We are using FDBv6.2.27, with triple replicas. The source has a 3-DC/2-region config (so 6 total replicas), but the destination is only 1-DC. (DR from 3-DC to 3-DC didn’t work for us. See Locking coordination state with DR)

I set up another DR from the source to another destination. When the DR competed, this second target has the same KV size as the first target:

  Replication health     - Healthy
  Moving data            - 0.000 GB
  Sum of key-value sizes - 420.436 GB

And I noticed the “Sum of key-value sizes" at the source was increased to 520GB (from 520 above).

I found a saved copy of the status of the source cluster generated on May 17. It was 432GB, quite close to the target’s. Before I saved the status on May 17, I started a DR and it was failed (see the post I posted on May 17, which I mentioned above.)

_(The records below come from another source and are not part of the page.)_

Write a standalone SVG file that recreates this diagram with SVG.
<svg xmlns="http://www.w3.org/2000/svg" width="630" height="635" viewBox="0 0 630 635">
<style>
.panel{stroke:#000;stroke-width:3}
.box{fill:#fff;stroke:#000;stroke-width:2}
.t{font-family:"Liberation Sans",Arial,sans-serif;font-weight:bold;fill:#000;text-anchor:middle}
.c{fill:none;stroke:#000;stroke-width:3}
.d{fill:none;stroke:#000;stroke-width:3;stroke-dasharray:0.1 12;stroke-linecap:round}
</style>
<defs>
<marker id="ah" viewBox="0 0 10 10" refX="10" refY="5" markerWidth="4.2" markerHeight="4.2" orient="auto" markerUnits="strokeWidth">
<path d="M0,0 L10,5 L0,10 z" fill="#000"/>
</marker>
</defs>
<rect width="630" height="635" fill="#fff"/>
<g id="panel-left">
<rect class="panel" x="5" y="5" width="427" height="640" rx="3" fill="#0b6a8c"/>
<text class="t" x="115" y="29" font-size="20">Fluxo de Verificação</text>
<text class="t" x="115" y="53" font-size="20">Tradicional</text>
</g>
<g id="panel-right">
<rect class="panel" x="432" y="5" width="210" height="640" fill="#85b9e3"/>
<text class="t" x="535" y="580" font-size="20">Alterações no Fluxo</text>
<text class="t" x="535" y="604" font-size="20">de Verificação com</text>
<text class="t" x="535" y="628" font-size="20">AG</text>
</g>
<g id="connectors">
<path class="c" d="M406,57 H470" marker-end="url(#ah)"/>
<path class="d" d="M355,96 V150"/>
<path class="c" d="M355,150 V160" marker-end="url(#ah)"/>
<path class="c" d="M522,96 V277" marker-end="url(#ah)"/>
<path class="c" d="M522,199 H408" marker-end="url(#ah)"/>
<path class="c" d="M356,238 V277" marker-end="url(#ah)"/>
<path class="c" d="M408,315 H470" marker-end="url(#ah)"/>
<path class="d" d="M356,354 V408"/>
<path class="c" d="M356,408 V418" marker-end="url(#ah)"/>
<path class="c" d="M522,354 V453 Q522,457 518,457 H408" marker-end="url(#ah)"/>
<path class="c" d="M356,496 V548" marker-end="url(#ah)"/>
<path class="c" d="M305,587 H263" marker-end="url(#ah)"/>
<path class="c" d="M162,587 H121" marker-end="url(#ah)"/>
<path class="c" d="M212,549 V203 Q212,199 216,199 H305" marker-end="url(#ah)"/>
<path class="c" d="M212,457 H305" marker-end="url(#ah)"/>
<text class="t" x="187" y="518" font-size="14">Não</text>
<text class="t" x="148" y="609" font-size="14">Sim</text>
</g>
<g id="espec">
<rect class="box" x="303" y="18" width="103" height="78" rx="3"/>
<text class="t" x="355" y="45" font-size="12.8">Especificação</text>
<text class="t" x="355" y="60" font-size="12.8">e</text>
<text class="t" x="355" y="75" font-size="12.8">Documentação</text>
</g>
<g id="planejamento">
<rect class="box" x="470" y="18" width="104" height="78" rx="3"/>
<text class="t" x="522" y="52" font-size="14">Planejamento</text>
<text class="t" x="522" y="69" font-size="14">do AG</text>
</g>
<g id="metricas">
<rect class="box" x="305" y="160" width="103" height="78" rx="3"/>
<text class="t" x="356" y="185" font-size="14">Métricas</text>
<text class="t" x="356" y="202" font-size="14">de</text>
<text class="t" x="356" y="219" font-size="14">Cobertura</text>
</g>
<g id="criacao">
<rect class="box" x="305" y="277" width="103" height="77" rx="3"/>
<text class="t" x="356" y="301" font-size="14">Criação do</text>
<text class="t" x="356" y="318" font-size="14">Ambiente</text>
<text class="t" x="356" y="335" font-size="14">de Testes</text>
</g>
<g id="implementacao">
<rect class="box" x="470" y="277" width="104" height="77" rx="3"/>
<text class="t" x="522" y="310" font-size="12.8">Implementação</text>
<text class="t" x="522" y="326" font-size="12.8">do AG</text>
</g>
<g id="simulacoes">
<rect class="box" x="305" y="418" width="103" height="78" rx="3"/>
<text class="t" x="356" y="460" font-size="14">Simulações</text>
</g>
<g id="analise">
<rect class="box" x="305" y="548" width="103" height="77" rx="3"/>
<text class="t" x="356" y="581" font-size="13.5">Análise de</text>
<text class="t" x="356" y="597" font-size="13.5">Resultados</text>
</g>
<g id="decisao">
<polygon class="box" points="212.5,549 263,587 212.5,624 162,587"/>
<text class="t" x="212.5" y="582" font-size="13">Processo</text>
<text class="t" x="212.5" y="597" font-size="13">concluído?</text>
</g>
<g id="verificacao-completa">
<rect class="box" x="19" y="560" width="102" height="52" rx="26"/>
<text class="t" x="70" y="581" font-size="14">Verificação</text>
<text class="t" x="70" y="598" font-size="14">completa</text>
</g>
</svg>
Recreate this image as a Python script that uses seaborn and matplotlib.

It seems to me that a DR job would increase the KV size at the source. Even after the DR job is finished or failed, the size would not decrease.

Hi folks, does any of you encounter this phenomenon with FDB v6.2?

@osamarin @mengxu

My guess is that the difference comes from mutations being stored in the system key-space that were or will be applied to the destination. How much lag does the DR report when you run fdbdr status? In theory, the amount of space used shouldn’t be particularly large if the lag is small. Additionally, it is supposed to clean up these mutations if you do a full abort of the DR.

You could confirm that the extra data is in the system key space and where it is using the locality API to get the boundary keys. This gives you shard boundaries, and since shards are bounded in size you can get a sense for what ranges contain a lot of data. For example, you can do fdb.locality.get_boundary_keys(db, "\xff", "\xff\xff") in Python.

If the source cluster has run many full backups it may also be accumulating metadata in the system space which would not be replicated to the destination cluster. More details in another thread.

AJ and Steve, thanks for your input. Sounds like the increase is due to backup or DR activities.
I just deleted the source cluster a couple of days ago (for company compliance). I cannot query any more. I’ll pay attention to the matter when doing other backup and DR activities in the future. Thanks.